After the server crash I mentioned the other day, I solicited suggestions on how to keep my server from running into the same problems again. Monit was one package that several people suggested, so I decided to give it a try. Monit is a monitoring package, written in C, that can be run as a daemon on a server. It has facilities for monitoring the entire server, specific applications, files and directories, and network services. For example, you can configure it to alert you when your server’s CPU utilization goes above 80%, or when your server’s memory usage stays above 75% for five minutes, or when a specific file or directory are missing or changed.

At the application level, it can automatically restart services that go down, or restart them if they start behaving incorrectly. For example, you can tell it to restart Apache if it spawns too many processes or starts using too much memory. Needless to say, configuring Monit is pretty complex, but it provides one of the more readable configuration file formats I’ve seen, and there are recipes available for most common applications.

There’s a whole lot more flexibility available as well. Monit runs at intervals (I have it set up to run its checks every two minutes), and you can tell it to only alert you if a check fails a certain number of times in a row, or even if it fails two out of three times or three out of five times. You can cap the number of times it will try to restart a service before giving up. The fact that it’s able to do all of these things without being impossible to actually work with is a credit to the developers.

To make sure my server doesn’t use up all its memory again, I have set up monitoring to alert me if the server’s memory usage goes above 50%. (It usually runs at about 20% memory utilization.) I also have a few other basic alerts set up that were in the default configuration file. Then I set it up to make sure that MySQL, Apache, sshd, and Postfix are running and that they are listening on the proper ports.

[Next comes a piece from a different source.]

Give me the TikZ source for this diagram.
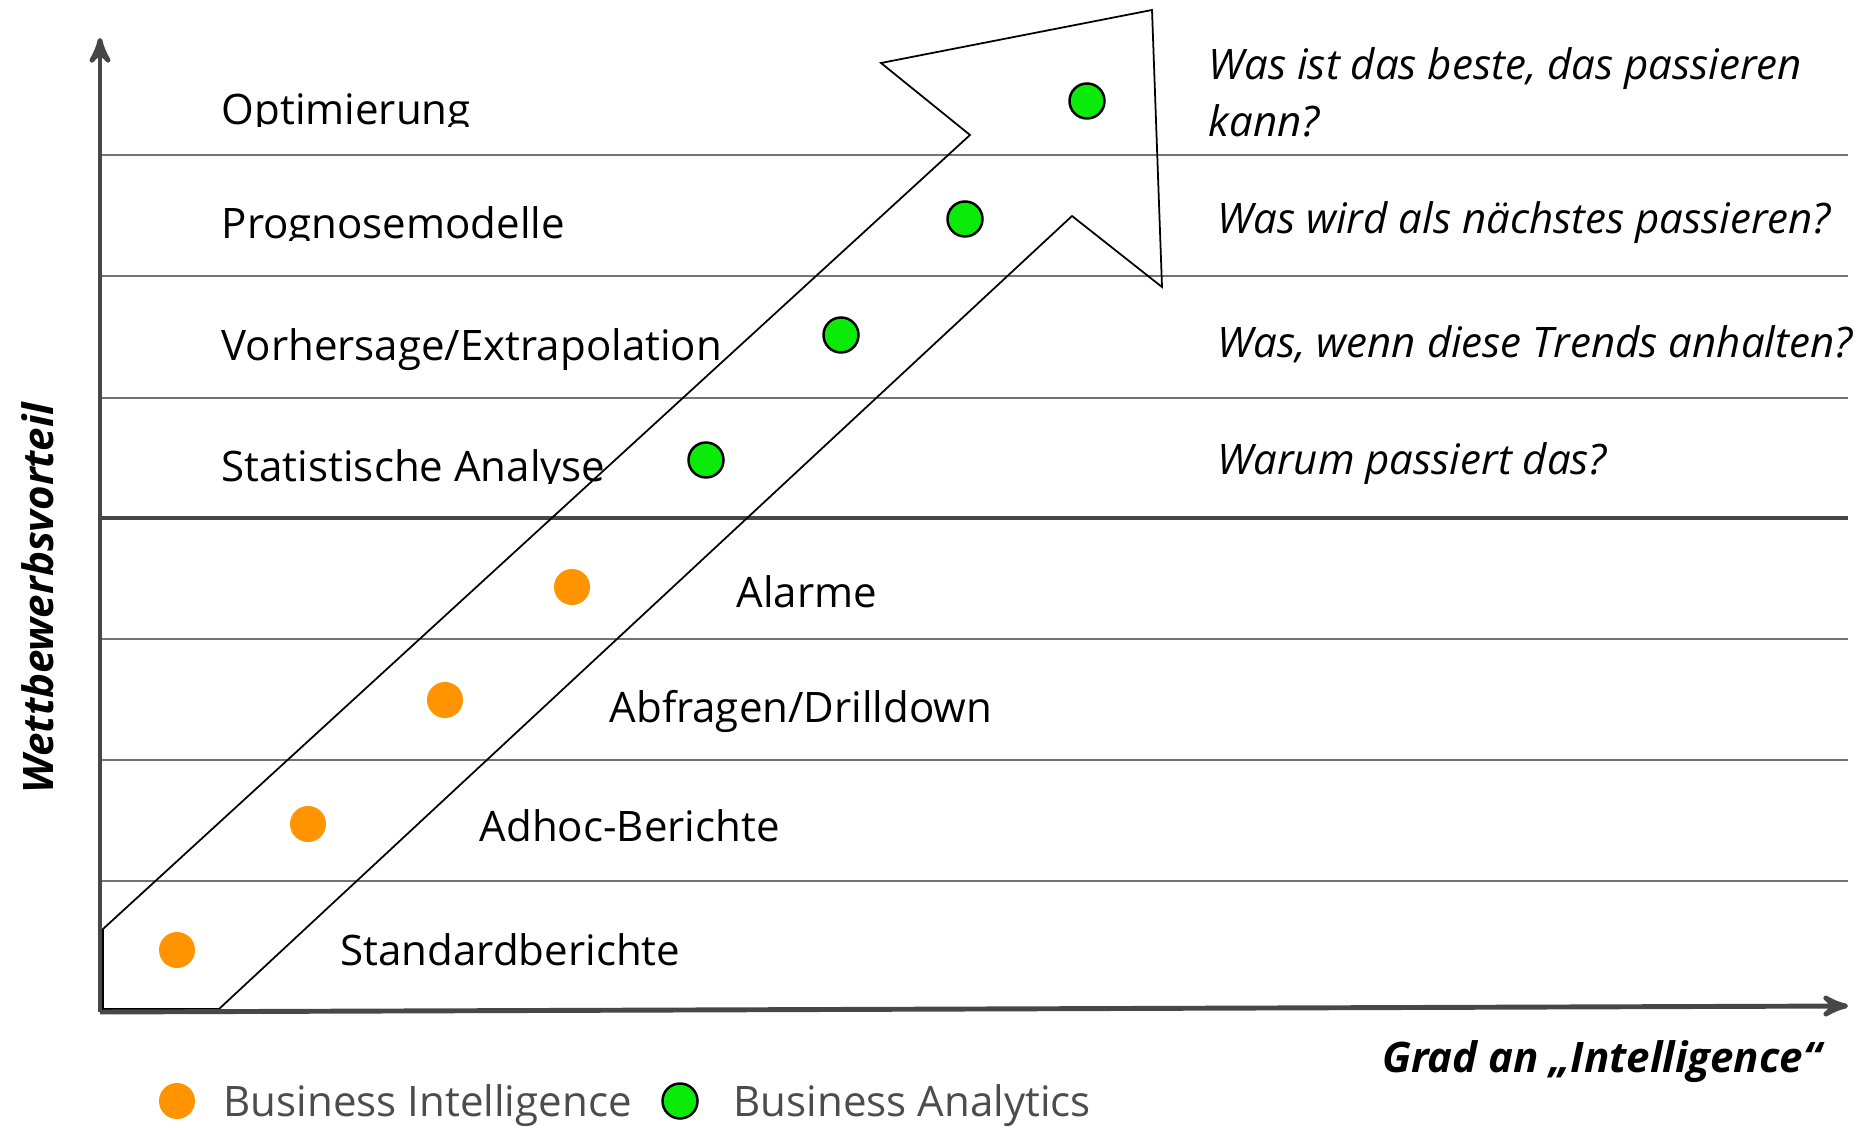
\documentclass[tikz,border=0pt]{standalone}
\usepackage{fontspec}
\setmainfont{Open Sans}
\usetikzlibrary{arrows}
\definecolor{biorange}{RGB}{255,148,0}
\definecolor{bagreen}{RGB}{10,235,10}
\tikzset{every picture/.style={/utils/exec={\fontsize{11.95}{14}\selectfont}}}
\tikzset{axis/.style={-stealth', line width=1.4pt, black!72}}
\tikzset{level/.style={line width=0.6pt, black!55}}
\tikzset{stage/.style={anchor=base west, inner sep=0pt}}
\tikzset{question/.style={anchor=base west, inner sep=0pt, font=\itshape}}
\tikzset{bidot/.style={circle, fill=biorange, minimum size=0.36cm, inner sep=0pt}}
\tikzset{badot/.style={circle, draw=black, line width=0.7pt, fill=bagreen, minimum size=0.35cm, inner sep=0pt}}

\begin{document}
\begin{tikzpicture}[x=0.01cm, y=-0.01cm]
    \useasboundingbox (0,0) rectangle (1867,1128);
    % levels
    \foreach \y in {155,276,398,639,760,881}
        \draw [level] (100,\y) -- (1848,\y);
    \draw [level, line width=1.1pt, black!72] (100,518) -- (1848,518);
    % the big arrow
    \coordinate (a1) at (103,929);
    \coordinate (a2) at (103,1009);
    \coordinate (a3) at (219,1009);
    \coordinate (a4) at (1072,216);
    \coordinate (a5) at (1162,287);
    \coordinate (a6) at (1152,10);
    \coordinate (a7) at (881,63);
    \coordinate (a8) at (970,135);
    \draw [line width=0.5pt] (a1) -- (a2) -- (a3) -- (a4) -- (a5) -- (a6) -- (a7) -- (a8) -- cycle;
    % axes
    \coordinate (origin) at (100,1012);
    \coordinate (ytip) at (100,38);
    \coordinate (xtip) at (1848,1006);
    \draw [axis] (origin) -- (ytip);
    \draw [axis] (origin) -- (xtip);
    \node [rotate=90, anchor=base, font=\bfseries\itshape] (ylabel) at (53,598) {Wettbewerbsvorteil};
    \node [anchor=base east, font=\bfseries\itshape] (xlabel) at (1836,1072) {Grad an „Intelligence“};
    % analytics stages
    \begin{scope}
        \clip (200,40) rectangle (800,127);
        \node [stage] (optimierung) at (221,125) {Optimierung};
    \end{scope}
    \begin{scope}
        \clip (200,160) rectangle (800,241);
        \node [stage] (prognose) at (221,239) {Prognosemodelle};
    \end{scope}
    \node [stage] (vorhersage) at (221,361) {Vorhersage/Extrapolation};
    \begin{scope}
        \clip (200,400) rectangle (800,484);
        \node [stage] (statistik) at (221,482) {Statistische Analyse};
    \end{scope}
    % intelligence stages
    \node [stage] (alarme) at (736,607) {Alarme};
    \node [stage] (abfragen) at (609,722) {Abfragen/Drilldown};
    \node [stage] (adhoc) at (479,841) {Adhoc-Berichte};
    \node [stage] (standard) at (340,965) {Standardberichte};
    % questions
    \node [question] (q4a) at (1208,80) {Was ist das beste, das passieren};
    \node [question] (q4b) at (1208,137) {kann?};
    \node [question] (q3) at (1217,234) {Was wird als nächstes passieren?};
    \node [question] (q2) at (1217,358) {Was, wenn diese Trends anhalten?};
    \node [question] (q1) at (1217,475) {Warum passiert das?};
    % dots
    \node [badot] (ba4) at (1087,101) {};
    \node [badot] (ba3) at (965,219) {};
    \node [badot] (ba2) at (841,335) {};
    \node [badot] (ba1) at (706,460) {};
    \node [bidot] (bi4) at (572,587) {};
    \node [bidot] (bi3) at (445,700) {};
    \node [bidot] (bi2) at (308,824) {};
    \node [bidot] (bi1) at (177,950) {};
    % legend
    \node [bidot] (bikey) at (177,1101) {};
    \node [stage, black!70] (bitext) at (223,1116) {Business Intelligence};
    \node [badot] (bakey) at (680,1101) {};
    \node [stage, black!70] (batext) at (733,1116) {Business Analytics};
\end{tikzpicture}
\end{document}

The funny thing about monitoring is that I kind of want something to go wrong just to make sure Monit is doing its job. I wound up setting the alert thresholds to an artificially low level briefly to make sure that Monit would generate alerts, and it did, but I’d like to see it trap an event in the wild to make sure everything is working. Maybe I’ll kill Apache tonight and see if Monit starts it back up.

Monitoring services is a problem that, as a developer, I’ve never solved to my satisfaction. I’ve written scripts that test a service and generate an email if things go wrong, but they’re always one offs and keeping them up to date can be a pain. I think that next I’m going to investigate how to extend Monit to add my own monitoring scripts to the mix. Since it’s already hooked into the services on the server, it would be great to be able to set it up to automatically restart those services as needed based on the results of my own script, or just send alerts in cases where nothing can be done automatically but the administrator needs to know something has gone wrong.

I expect that my Monit-related adventures will continue. I’ll keep you updated.